------ LISTED ENTRIES ------

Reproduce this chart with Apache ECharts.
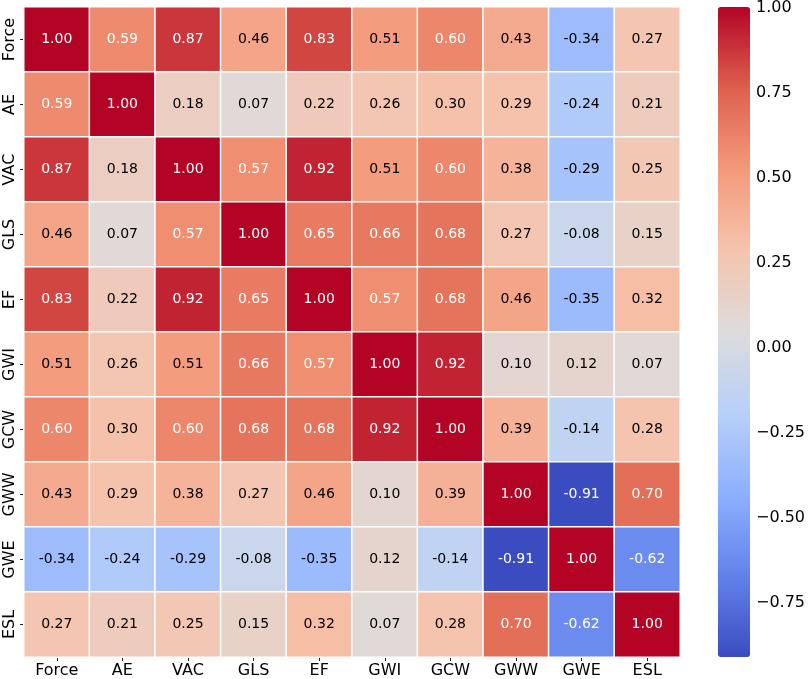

------
------ LISTED ENTRIES ------

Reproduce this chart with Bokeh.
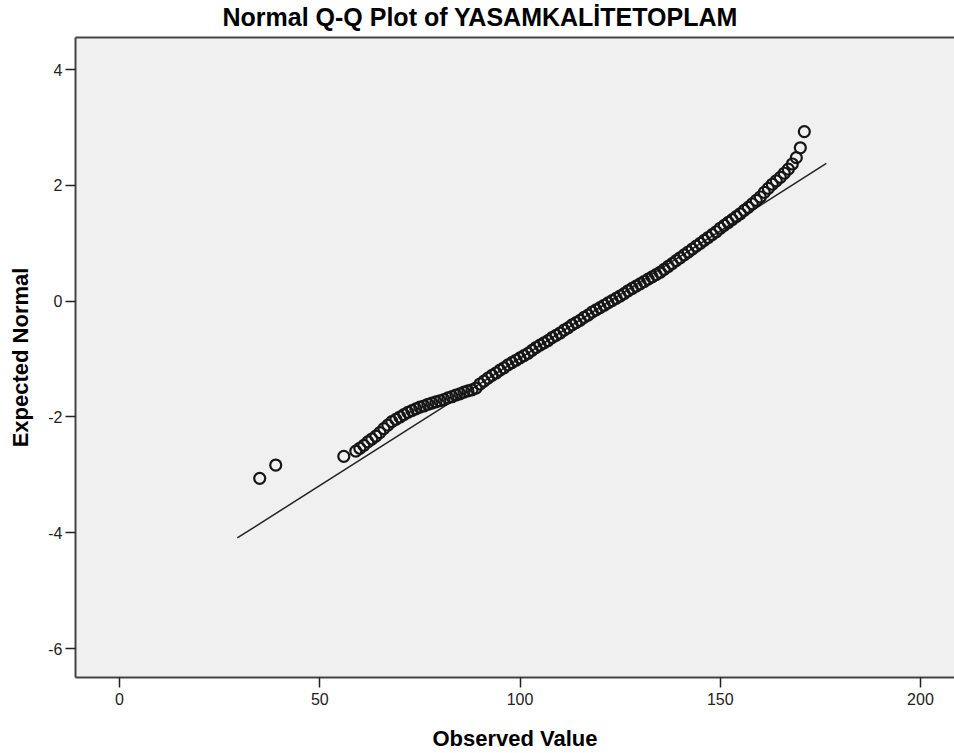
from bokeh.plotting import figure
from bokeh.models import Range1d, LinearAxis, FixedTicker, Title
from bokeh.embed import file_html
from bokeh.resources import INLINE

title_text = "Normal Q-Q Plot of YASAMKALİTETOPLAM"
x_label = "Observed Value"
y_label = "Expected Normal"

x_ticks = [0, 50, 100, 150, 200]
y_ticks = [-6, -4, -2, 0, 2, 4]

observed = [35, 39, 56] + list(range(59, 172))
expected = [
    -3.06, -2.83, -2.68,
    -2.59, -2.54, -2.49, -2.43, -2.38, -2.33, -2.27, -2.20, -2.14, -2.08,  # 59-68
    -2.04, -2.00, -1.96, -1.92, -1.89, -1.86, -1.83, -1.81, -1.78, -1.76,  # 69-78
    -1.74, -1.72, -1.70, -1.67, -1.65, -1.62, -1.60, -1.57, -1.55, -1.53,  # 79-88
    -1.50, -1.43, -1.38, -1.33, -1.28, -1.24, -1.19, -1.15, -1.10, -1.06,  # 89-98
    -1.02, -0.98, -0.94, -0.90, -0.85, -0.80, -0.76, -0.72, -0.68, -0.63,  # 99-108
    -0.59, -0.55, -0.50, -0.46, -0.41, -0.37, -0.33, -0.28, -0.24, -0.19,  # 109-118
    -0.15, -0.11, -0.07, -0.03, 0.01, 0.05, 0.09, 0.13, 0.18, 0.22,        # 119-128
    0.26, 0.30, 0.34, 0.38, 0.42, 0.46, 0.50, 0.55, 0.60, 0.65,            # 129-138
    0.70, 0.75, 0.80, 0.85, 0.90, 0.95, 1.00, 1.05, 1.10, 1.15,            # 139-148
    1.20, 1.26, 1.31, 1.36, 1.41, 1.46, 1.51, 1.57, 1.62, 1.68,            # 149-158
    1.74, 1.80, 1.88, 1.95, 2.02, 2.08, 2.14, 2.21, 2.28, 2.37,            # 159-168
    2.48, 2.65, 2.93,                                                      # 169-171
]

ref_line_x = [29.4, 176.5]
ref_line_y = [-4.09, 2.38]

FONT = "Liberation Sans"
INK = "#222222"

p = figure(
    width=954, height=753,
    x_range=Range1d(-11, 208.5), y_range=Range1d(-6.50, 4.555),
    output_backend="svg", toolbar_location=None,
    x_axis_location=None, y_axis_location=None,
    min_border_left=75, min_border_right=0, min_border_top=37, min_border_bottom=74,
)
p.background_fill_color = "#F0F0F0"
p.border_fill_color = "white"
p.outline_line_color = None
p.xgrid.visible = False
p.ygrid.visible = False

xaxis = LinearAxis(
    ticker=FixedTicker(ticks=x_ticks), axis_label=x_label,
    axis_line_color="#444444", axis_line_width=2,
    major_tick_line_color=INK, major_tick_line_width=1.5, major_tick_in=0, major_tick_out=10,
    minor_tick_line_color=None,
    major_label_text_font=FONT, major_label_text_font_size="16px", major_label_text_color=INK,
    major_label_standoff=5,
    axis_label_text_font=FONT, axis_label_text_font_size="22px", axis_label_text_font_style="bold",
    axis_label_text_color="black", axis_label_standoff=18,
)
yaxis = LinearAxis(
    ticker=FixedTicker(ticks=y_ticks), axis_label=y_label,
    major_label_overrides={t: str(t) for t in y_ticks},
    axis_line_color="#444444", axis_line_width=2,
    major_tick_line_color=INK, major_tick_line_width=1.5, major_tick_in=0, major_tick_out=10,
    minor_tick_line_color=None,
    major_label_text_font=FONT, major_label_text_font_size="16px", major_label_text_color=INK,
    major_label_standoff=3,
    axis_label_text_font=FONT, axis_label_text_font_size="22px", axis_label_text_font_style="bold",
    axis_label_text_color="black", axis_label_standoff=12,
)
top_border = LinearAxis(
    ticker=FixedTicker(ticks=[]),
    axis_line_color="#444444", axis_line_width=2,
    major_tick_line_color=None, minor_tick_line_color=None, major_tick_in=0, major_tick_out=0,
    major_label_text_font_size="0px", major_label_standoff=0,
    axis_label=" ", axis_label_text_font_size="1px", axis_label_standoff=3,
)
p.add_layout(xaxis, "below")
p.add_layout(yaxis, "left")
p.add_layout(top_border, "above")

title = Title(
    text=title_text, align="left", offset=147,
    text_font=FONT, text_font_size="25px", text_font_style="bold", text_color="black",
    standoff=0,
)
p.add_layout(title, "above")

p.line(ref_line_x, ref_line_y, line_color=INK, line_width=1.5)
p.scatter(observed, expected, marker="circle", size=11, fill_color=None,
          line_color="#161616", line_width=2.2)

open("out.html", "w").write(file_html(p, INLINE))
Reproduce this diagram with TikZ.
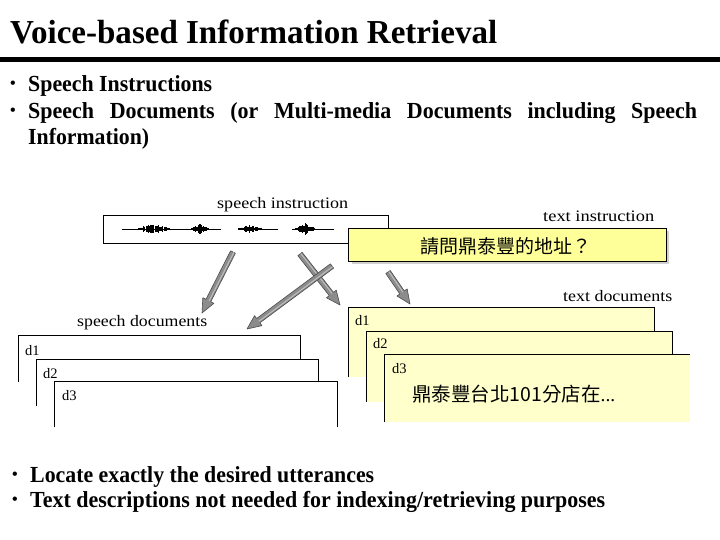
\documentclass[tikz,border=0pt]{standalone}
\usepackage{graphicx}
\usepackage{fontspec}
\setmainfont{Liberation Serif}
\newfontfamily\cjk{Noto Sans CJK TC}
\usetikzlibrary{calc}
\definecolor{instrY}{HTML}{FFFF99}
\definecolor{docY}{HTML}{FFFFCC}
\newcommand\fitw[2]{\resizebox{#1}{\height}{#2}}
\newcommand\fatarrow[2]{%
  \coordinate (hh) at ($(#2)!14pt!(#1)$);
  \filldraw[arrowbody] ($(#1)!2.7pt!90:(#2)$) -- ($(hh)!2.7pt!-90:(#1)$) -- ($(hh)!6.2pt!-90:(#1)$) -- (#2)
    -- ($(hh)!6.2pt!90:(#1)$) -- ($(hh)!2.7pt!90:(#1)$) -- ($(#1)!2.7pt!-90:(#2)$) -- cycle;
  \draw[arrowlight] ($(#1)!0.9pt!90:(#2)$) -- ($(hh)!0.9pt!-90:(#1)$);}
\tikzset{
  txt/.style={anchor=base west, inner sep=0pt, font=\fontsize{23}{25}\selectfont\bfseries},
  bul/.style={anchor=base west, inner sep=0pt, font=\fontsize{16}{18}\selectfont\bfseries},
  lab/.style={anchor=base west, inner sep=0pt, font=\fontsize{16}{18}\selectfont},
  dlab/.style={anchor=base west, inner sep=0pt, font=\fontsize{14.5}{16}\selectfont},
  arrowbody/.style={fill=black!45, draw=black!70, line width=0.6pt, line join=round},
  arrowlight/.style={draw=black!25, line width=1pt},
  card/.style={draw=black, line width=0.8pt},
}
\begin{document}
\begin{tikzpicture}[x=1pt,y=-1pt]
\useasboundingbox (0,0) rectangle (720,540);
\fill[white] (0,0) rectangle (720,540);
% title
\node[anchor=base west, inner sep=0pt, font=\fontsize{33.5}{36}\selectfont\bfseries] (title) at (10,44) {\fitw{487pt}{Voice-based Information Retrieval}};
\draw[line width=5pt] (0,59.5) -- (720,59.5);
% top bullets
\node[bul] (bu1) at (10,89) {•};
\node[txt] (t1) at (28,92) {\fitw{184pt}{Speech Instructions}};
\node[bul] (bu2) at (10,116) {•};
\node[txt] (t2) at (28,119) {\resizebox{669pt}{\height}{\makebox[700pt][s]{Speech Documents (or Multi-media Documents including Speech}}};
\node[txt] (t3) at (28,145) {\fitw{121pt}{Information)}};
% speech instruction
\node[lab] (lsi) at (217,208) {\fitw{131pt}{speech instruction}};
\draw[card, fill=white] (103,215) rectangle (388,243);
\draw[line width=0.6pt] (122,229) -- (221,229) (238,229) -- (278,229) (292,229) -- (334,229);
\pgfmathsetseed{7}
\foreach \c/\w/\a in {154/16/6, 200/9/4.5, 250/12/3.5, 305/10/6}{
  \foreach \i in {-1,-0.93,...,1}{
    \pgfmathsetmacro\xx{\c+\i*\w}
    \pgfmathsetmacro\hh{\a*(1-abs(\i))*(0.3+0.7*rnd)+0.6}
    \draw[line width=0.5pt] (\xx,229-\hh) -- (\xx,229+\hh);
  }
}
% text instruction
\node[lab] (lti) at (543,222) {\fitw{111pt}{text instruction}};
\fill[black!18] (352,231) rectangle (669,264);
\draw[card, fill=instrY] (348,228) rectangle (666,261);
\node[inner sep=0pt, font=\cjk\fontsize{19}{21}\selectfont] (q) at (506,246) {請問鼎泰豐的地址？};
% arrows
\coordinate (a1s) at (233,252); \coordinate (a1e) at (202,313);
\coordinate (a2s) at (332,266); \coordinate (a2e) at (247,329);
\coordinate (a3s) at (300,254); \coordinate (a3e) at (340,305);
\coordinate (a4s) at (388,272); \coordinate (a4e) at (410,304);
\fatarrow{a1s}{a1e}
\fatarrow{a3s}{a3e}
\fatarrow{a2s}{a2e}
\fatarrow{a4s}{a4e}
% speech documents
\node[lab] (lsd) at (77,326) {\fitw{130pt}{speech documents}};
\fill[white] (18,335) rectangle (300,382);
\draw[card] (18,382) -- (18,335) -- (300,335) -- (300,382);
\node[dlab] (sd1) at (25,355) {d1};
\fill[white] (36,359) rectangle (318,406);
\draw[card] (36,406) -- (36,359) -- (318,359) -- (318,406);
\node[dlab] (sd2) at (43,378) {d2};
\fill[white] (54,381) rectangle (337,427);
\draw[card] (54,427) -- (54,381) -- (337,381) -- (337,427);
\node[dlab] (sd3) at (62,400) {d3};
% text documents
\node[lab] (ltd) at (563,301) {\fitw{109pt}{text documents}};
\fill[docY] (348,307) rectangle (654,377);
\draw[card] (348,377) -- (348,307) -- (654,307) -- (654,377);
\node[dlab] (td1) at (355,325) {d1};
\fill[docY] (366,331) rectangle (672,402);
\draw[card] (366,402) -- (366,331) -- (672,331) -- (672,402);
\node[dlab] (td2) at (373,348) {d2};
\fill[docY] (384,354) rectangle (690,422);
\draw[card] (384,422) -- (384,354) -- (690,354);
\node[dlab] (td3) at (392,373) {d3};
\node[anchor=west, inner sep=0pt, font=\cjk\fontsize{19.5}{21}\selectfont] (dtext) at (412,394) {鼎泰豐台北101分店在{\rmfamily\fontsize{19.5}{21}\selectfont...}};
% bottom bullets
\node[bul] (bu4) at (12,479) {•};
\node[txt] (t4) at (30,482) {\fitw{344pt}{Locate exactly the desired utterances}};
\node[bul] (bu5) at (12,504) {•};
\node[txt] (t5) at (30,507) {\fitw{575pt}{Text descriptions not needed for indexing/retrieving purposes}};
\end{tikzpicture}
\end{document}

------

WHAT THIS TASK INVOLVES — Look above for the line with "Reproduce this chart with Bokeh."; quote it and every line after it, stopping after the line with "y_ticks = [-6, -4, -2, 0, 2, 4]", exactly, with nothing added and without pictures.

FULL OUTPUT —
Reproduce this chart with Bokeh.
from bokeh.plotting import figure
from bokeh.models import Range1d, LinearAxis, FixedTicker, Title
from bokeh.embed import file_html
from bokeh.resources import INLINE

title_text = "Normal Q-Q Plot of YASAMKALİTETOPLAM"
x_label = "Observed Value"
y_label = "Expected Normal"

x_ticks = [0, 50, 100, 150, 200]
y_ticks = [-6, -4, -2, 0, 2, 4]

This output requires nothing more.